The big question on everyone's mind is: will Bankman-Fried testify? I doubt his lawyers want him to, as he is both abrasive and evasive even on his best days. He likes to try to talk circles around interviewers — a tactic that may pay off with friendly tech journos or the crypto crowd, but is less likely to work for sworn testimony in front of an experienced cross-examiner.

Bankman-Fried, on the other hand, has shown nothing but conviction that he can talk his way out of this, if he just gets the chance. He spent weeks after the collapse talking to anyone who would listen, from journalists like Andrew Ross Sorkin to random people on Twitter like me [I13]. That's been muted lately, but more likely due to the gag order [I35] and subsequent return to jail [I36] rather than any change of heart on his part. Meanwhile, the judge has told him that he has the right to testify, even if his lawyers don't want him to.

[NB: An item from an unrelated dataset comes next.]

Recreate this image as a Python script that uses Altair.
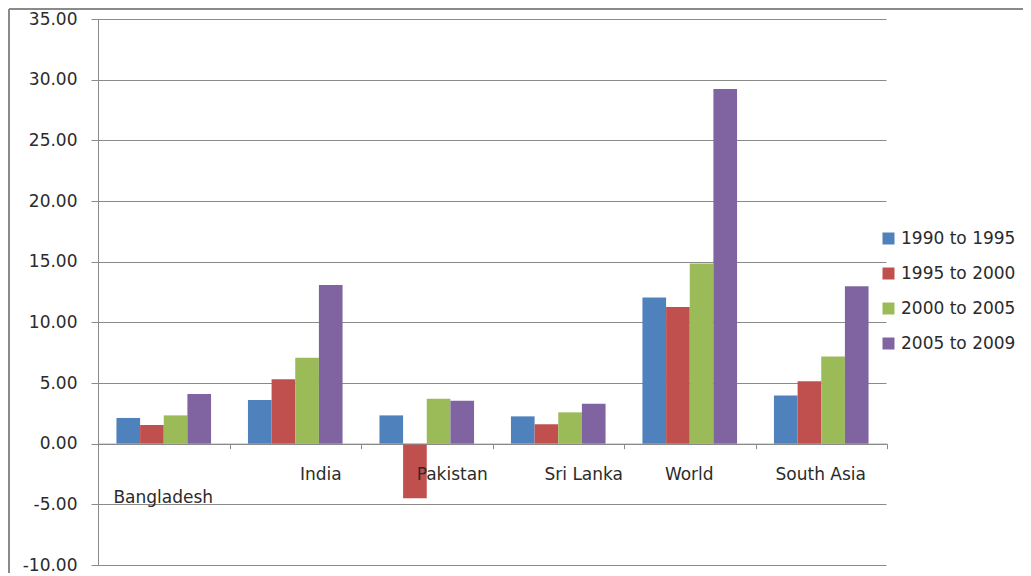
import altair as alt
import pandas as pd

categories = ["Bangladesh", "India", "Pakistan", "Sri Lanka", "World", "South Asia"]
periods = ["1990 to 1995", "1995 to 2000", "2000 to 2005", "2005 to 2009"]
v_1990_1995 = [2.12, 3.60, 2.33, 2.25, 12.05, 3.96]
v_1995_2000 = [1.54, 5.30, -4.50, 1.60, 11.26, 5.14]
v_2000_2005 = [2.33, 7.08, 3.70, 2.58, 14.84, 7.19]
v_2005_2009 = [4.09, 13.08, 3.53, 3.30, 29.23, 12.98]
colors = ["#4F81BD", "#C0504D", "#9BBB59", "#8064A2"]

series = [v_1990_1995, v_1995_2000, v_2000_2005, v_2005_2009]
rows = []
for p, vals in zip(periods, series):
    for c, v in zip(categories, vals):
        rows.append({"country": c, "period": p, "value": v})
df = pd.DataFrame(rows)

W, H = 789, 546
FONT = "DejaVu Sans"
GRID = "#8a8a8a"
TXT = "#2b2b2b"

bars = alt.Chart(df).mark_bar().encode(
    x=alt.X("country:N", sort=categories, title=None,
            scale=alt.Scale(paddingInner=0, paddingOuter=0),
            axis=alt.Axis(
                orient="bottom", offset=-(H * 10 / 45), zindex=1,
                tickBand="extent", tickSize=5, tickColor=GRID, domainColor=GRID,
                labelAngle=0, labelFont=FONT, labelFontSize=17, labelColor=TXT,
                labelBaseline="top",
                labelPadding={"condition": {"test": "datum.value === 'Bangladesh'", "value": 41}, "value": 18},
                labelOffset={"condition": {"test": "indexof(['India','Pakistan','Sri Lanka'], datum.value) >= 0", "value": 25}, "value": -1},
                grid=False)),
    xOffset=alt.XOffset("period:N", sort=periods,
                        scale=alt.Scale(paddingInner=0, paddingOuter=0.78)),
    y=alt.Y("value:Q", title=None,
            scale=alt.Scale(domain=[-10, 35], nice=False, zero=False),
            axis=alt.Axis(values=list(range(-10, 40, 5)),
                          labelExpr="replace(format(datum.value, '.2f'), '\u2212', '-')",
                          tickSize=7, tickColor=GRID, domainColor=GRID,
                          gridColor=GRID, grid=True, labelPadding=14,
                          labelFont=FONT, labelFontSize=17, labelColor=TXT)),
    color=alt.Color("period:N", sort=periods, title=None,
                    scale=alt.Scale(domain=periods, range=colors),
                    legend=alt.Legend(orient="none", legendX=782, legendY=211,
                                      symbolType="square", symbolSize=144,
                                      symbolStrokeWidth=0, labelOffset=4,
                                      rowPadding=17, padding=0,
                                      labelFont=FONT, labelFontSize=17,
                                      labelColor=TXT, labelLimit=200)),
)

one = pd.DataFrame({"k": [0]})
frame_left = alt.Chart(one).mark_rule(color="#8a8a8a", strokeWidth=2).encode(
    x=alt.value(-89), y=alt.value(-10), y2=alt.value(H + 20))
frame_top = alt.Chart(one).mark_rule(color="#8a8a8a", strokeWidth=2).encode(
    x=alt.value(-89), x2=alt.value(940), y=alt.value(-10))
edge_mask = alt.Chart(one).mark_rule(color="white", strokeWidth=2).encode(
    x=alt.value(W + 0.5), y=alt.value(-2), y2=alt.value(H + 2))

chart = alt.layer(bars, edge_mask, frame_left, frame_top).properties(
    width=W, height=H,
    background="white",
    autosize=alt.AutoSizeParams(type="none"),
    padding={"left": 90, "top": 11, "right": 136, "bottom": 8},
).configure_view(stroke=None)

chart.save("out.html", embed_options={"renderer": "svg", "actions": False})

That temptation may ultimately prove too strong for Bankman-Fried.


Video excerpt from FTX advertisements uploaded to YouTube.

Case exhibits via the New York Post.

Footnotes

  1. Just like Donald Trump!

  2. This is one of those jobs that almost certainly sounds way more fun than it actually is, but I'm enjoying my Willy Wonka fantasies over here.

  3. This statement was ultimately stricken from the record, but not without the jury hearing it.